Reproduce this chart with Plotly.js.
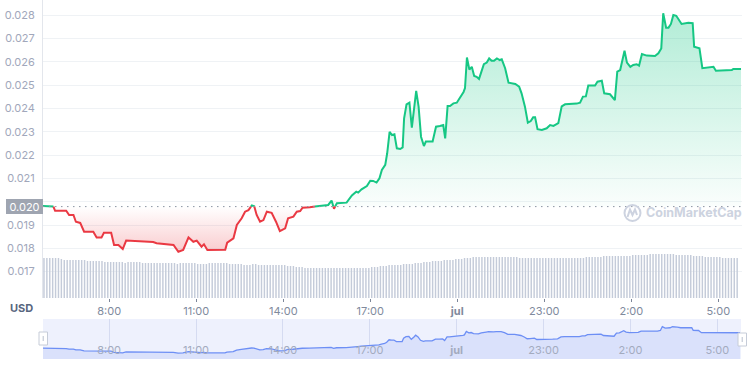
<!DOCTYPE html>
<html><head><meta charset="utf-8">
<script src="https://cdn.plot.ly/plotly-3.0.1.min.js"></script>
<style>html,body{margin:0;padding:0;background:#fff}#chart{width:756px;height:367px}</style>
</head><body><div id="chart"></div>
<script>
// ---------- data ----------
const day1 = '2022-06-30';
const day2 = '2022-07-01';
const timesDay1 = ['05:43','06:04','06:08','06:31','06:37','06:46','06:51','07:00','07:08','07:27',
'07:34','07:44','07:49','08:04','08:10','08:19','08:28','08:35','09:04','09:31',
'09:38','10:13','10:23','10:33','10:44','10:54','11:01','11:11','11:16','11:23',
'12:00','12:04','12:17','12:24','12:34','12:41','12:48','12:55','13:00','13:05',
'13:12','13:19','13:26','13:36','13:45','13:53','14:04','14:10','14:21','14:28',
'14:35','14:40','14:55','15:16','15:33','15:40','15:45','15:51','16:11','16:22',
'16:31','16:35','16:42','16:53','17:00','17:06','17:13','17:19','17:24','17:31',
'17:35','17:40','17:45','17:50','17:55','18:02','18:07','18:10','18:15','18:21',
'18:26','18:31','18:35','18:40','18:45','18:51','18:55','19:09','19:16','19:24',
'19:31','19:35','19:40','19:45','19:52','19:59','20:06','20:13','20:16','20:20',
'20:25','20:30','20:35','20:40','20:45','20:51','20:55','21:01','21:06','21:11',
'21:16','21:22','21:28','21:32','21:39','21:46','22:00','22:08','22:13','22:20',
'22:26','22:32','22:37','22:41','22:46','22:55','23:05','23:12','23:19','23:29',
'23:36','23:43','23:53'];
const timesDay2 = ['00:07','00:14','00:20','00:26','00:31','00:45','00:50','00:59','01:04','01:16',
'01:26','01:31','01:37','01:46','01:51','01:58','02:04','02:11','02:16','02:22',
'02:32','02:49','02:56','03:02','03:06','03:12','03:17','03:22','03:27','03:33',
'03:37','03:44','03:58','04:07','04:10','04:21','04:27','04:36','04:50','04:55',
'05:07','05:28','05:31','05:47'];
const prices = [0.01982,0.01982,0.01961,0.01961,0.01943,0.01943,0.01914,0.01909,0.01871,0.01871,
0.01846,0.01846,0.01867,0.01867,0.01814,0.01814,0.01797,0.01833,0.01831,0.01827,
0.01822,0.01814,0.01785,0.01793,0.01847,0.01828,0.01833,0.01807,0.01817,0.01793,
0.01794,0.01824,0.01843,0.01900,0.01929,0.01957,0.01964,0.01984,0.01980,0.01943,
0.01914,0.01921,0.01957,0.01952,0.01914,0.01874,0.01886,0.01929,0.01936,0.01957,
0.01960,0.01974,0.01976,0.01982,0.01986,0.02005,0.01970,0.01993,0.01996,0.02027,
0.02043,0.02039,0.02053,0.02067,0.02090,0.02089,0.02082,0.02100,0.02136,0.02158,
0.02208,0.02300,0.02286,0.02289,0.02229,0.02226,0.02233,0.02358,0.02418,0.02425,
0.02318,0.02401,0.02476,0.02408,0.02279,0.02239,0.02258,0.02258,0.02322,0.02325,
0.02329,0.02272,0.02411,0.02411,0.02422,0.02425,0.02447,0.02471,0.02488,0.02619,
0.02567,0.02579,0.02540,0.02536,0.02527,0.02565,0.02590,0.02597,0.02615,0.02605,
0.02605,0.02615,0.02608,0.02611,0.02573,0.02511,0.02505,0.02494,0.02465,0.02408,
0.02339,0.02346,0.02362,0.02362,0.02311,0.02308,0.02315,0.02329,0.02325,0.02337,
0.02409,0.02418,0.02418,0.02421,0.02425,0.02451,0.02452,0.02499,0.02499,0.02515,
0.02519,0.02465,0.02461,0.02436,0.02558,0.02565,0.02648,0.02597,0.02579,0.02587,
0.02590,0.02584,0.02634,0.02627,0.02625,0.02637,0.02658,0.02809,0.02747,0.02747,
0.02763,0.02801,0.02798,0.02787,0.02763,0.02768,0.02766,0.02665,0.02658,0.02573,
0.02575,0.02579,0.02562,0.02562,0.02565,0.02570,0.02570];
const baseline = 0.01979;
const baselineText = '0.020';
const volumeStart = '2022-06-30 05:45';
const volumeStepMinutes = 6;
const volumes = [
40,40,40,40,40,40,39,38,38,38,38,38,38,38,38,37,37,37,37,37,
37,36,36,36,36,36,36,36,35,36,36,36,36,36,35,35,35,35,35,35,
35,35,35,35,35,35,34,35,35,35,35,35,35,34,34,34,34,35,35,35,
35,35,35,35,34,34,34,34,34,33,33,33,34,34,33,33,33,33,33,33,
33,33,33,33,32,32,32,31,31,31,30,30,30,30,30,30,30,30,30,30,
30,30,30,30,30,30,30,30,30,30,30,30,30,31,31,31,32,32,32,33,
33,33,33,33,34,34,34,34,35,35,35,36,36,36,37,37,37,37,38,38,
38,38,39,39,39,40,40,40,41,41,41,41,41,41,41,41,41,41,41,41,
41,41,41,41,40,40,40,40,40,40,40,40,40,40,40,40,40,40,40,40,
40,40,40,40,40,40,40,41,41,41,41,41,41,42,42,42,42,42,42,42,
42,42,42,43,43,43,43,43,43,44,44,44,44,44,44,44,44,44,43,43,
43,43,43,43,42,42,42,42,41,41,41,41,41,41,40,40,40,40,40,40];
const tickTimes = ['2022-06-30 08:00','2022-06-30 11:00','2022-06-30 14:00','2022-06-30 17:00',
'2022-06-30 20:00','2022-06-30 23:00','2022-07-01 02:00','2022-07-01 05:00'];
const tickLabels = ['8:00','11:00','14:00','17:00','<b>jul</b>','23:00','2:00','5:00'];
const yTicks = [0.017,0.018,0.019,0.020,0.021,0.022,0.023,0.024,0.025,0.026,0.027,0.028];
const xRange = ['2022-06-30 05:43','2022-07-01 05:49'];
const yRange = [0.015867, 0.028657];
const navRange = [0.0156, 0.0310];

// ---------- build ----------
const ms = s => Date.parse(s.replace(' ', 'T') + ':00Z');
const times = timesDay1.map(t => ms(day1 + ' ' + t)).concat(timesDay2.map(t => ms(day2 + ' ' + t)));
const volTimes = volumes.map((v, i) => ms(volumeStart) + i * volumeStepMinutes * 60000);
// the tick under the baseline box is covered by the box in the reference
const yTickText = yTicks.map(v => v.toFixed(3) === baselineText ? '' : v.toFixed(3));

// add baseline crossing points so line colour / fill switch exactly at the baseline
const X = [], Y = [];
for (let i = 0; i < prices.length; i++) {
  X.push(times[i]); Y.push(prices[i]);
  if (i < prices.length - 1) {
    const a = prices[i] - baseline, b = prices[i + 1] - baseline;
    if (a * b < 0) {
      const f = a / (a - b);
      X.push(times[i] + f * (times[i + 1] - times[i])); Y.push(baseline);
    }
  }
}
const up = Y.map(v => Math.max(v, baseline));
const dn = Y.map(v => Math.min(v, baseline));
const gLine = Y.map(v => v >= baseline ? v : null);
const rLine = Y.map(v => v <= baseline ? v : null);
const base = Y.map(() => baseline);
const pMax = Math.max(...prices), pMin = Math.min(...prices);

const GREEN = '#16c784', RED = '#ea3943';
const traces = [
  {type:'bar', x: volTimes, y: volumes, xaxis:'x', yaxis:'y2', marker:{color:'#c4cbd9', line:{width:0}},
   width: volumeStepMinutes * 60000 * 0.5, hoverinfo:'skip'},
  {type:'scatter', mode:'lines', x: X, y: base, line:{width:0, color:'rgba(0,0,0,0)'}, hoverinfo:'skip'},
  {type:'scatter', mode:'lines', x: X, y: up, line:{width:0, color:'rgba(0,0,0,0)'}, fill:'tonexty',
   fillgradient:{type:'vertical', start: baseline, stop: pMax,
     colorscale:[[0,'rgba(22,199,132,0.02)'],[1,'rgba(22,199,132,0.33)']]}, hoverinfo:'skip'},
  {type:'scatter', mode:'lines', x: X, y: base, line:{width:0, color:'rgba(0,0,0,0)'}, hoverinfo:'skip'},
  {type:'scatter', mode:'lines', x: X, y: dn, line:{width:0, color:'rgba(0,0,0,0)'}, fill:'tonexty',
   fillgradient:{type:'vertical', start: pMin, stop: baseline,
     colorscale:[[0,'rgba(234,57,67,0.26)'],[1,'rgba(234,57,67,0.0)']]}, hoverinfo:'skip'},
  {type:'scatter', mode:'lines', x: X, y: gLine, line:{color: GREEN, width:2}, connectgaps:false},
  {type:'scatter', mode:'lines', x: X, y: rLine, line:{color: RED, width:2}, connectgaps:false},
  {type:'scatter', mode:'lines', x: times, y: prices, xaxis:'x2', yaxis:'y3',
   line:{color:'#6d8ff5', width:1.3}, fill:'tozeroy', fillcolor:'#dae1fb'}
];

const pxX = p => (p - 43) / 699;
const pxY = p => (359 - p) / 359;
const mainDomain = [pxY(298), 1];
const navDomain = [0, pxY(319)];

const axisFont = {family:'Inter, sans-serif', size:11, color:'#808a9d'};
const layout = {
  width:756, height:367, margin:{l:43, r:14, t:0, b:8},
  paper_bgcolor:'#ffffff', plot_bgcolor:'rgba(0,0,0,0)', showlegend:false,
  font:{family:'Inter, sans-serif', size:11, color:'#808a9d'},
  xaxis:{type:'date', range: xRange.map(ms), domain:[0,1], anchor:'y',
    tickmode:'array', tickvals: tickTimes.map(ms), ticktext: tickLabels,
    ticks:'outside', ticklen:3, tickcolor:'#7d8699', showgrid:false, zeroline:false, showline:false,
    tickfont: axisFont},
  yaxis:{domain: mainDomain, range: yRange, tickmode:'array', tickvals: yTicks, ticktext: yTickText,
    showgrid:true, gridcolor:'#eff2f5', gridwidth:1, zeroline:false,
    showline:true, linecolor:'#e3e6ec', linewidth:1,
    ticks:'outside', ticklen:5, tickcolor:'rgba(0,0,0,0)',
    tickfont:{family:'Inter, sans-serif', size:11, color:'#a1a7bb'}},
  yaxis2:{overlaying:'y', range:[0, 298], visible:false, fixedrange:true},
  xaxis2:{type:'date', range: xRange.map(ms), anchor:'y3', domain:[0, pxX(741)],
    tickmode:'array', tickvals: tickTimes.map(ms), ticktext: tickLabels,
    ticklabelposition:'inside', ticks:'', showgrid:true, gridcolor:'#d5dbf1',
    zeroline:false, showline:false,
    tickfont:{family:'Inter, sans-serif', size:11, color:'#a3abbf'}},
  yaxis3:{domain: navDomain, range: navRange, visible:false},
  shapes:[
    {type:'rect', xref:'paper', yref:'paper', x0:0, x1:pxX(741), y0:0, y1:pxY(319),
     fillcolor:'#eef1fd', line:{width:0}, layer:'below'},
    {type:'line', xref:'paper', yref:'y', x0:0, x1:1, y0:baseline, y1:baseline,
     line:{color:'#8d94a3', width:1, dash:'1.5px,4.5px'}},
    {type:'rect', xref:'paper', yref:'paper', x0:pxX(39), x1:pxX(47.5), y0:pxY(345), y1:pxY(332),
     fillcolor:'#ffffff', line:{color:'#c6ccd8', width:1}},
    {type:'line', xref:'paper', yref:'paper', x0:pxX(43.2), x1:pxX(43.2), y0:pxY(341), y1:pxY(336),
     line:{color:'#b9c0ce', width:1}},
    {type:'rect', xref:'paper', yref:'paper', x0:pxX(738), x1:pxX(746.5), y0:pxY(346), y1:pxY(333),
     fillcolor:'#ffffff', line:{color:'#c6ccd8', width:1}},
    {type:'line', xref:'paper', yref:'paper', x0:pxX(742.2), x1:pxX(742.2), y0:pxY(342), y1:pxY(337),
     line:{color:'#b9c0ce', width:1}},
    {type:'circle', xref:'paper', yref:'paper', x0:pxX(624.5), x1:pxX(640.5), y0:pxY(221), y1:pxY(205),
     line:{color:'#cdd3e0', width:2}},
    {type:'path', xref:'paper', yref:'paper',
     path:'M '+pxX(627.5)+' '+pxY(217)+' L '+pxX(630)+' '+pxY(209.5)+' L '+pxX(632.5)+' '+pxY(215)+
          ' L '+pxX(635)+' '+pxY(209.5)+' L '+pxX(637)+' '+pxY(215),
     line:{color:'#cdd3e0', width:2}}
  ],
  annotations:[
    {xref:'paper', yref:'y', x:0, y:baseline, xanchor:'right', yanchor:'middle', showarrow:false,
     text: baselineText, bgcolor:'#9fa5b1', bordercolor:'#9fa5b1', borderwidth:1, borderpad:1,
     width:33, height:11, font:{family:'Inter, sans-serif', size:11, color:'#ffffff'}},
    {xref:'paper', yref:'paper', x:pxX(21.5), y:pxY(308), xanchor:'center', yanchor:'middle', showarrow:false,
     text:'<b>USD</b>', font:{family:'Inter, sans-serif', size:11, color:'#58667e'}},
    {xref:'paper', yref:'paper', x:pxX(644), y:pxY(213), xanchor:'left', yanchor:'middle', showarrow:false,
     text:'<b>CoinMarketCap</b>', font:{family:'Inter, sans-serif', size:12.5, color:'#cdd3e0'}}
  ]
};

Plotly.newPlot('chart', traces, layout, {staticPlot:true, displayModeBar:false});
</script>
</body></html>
○ ○ ○
**THE PROBLEM:**
Answer with a single number: the count of lines holding the word "chart".

**OUTPUT OF THE EXERCISE:**
4